Cumhurbaşkanı Yardımcısı Fuat Oktay, Yunanistan Cumhurbaşkanı Katerina Sakellaropoulou'nun Türkiye'ye yönelik kullandığı "işgalci" ifadesini sert bir şekilde eleştirerek, "Söyledikleri komik ve nafile bir propaganda çabası ve provokasyondur." ifadelerini kullandı.

 

Oktay'ın açıklamalarından satır başları:

Oktay, Yunanistan'ın Kıbrıs Türkü'nün egemenlik ve temel insan hakları dahil tüm hak ve menfaatlerini yok sayan Güney Kıbrıs'ı ziyaret ettiğini hatırlatarak, "Ada'da Rum Cumhuriyeti hükümranlığının kurulması ve Kıbrıs Türkü'nün varlığının sona erdirilmesini açık açık dile getiren Yunanistan ve onun cumhurbaşkanı, Türk liderliğinin ülkelerine yönelik baskı ve saldırganlığının arttığından bahsediyor." dedi.

 

 

'İŞGALCİ' YAKIŞTIRMASINA CEVAP

Oktay, Türkiye için işgalci ifadelesinin kullanılmasına karşılık, "Türkiye Kıbrıs'ta işgalci değil, tam aksine işgal ve ilhak girişimini engelleyen ülkedir. Türkiye, 20 Temmuz 1974'te Kıbrıs Türkü'nün çağrısı üzerine ve Zürih ve Londra antlaşmaları çerçevesinde garantörlük hakkını kullanarak tamamen meşru biçimde Kıbrıs'a çıkmış ve Kıbrıs Türk halkını katledilmekten kurtarmıştır. Kıbrıs'ta 1974'ten bu yana savaş ve çatışma yoksa bu sadece ve sadece Türkiye sayesindedir." ifadelerini kullandı.

MESELENİN ÇÖZÜMÜ YUNANİSTAN'A BAĞLI

Cumhurbaşkanı Yardımcısı Fuat Oktay sözlerine şu şekilde devam etti:

"Bugüne kadarki sonuçsuz kalan tüm çalışmalar ışığında, Türkiye'nin Kıbrıs meselesinde kalıcı çözümden anladığı Türk ve Rum tarafının hak ve hukukunun gözetildiği iki egemen devletli bir yapıdır. Yunanistan'ın anladığı ise her zaman Türklerin adadan topyekün sürüldüğü tek toplumlu bir devlet yapısıdır. Yani çözümsüzlüktür. Kıbrıs meselesinin çözümü Yunanistan'ın Megalo İdea'sından vazgeçerek, realiteye dönmesine bağlıdır.

Türkiye çözümden yana

Türkiye dün olduğu gibi bugün de Kıbrıs'ta çözümden yanadır. Rum-Yunan ikilisi tarafından gerçekler görülür ve iki 'egemen devletli' çözüm için yeniden görüşmelere hazır noktaya gelinirse, Türkiye bu girişimi destekleyecektir. Türkiye ile KKTC'nin haklarını ve Kıbrıs Türk halkının tarihsel varlığını görmezden gelen bir yaklaşımın bölgede gerilimi arttırmak dışında hiçbir sonucu olmayacaktır.
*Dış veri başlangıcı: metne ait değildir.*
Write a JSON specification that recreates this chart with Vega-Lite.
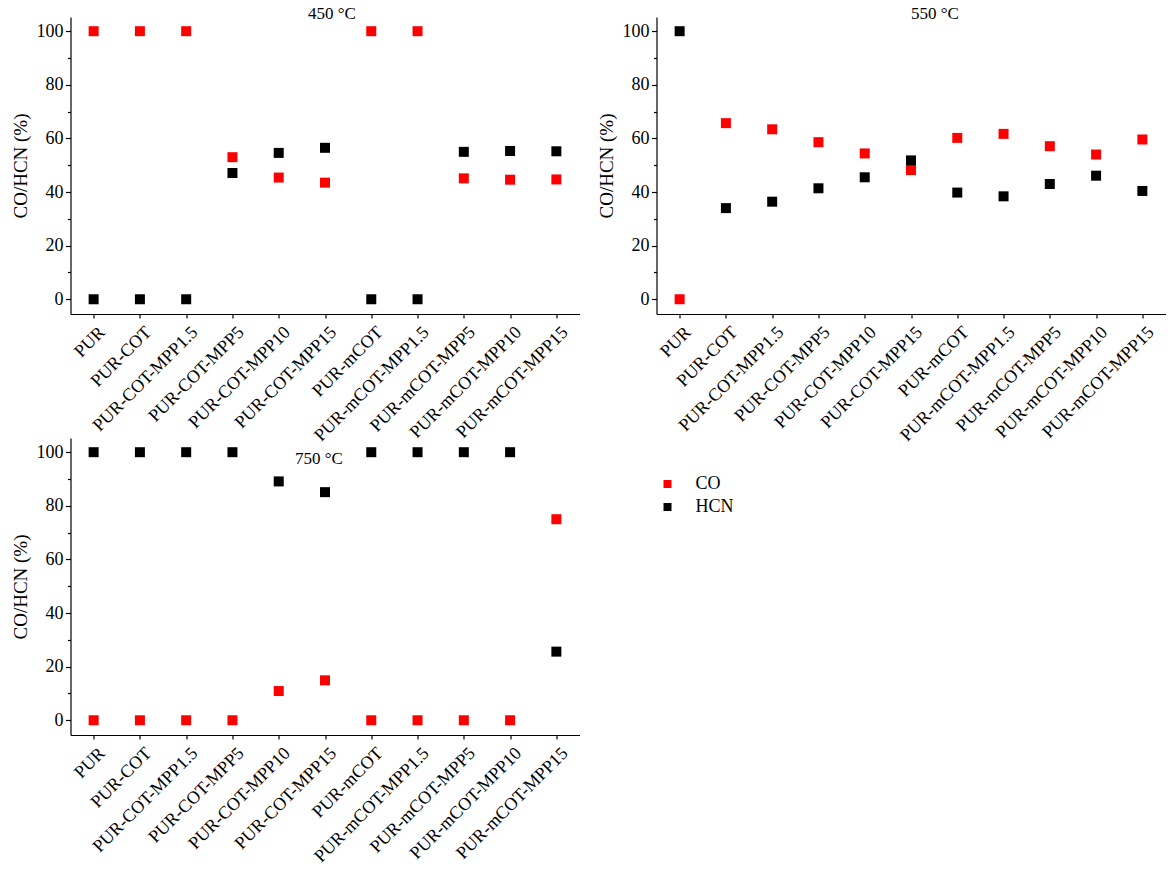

Barış ve uzlaşı söylemi benimsenmeli

Netice itibariyle Yunan Cumhurbaşkanı'nın savaş söylemleri yerine barış ve uzlaşı söylemini samimiyetle benimsemesi hiç kuşkusuz ülkesinin, Güney Kıbrıs Rum Yönetimi'nin ve de tüm bölgenin çıkarına olacaktır."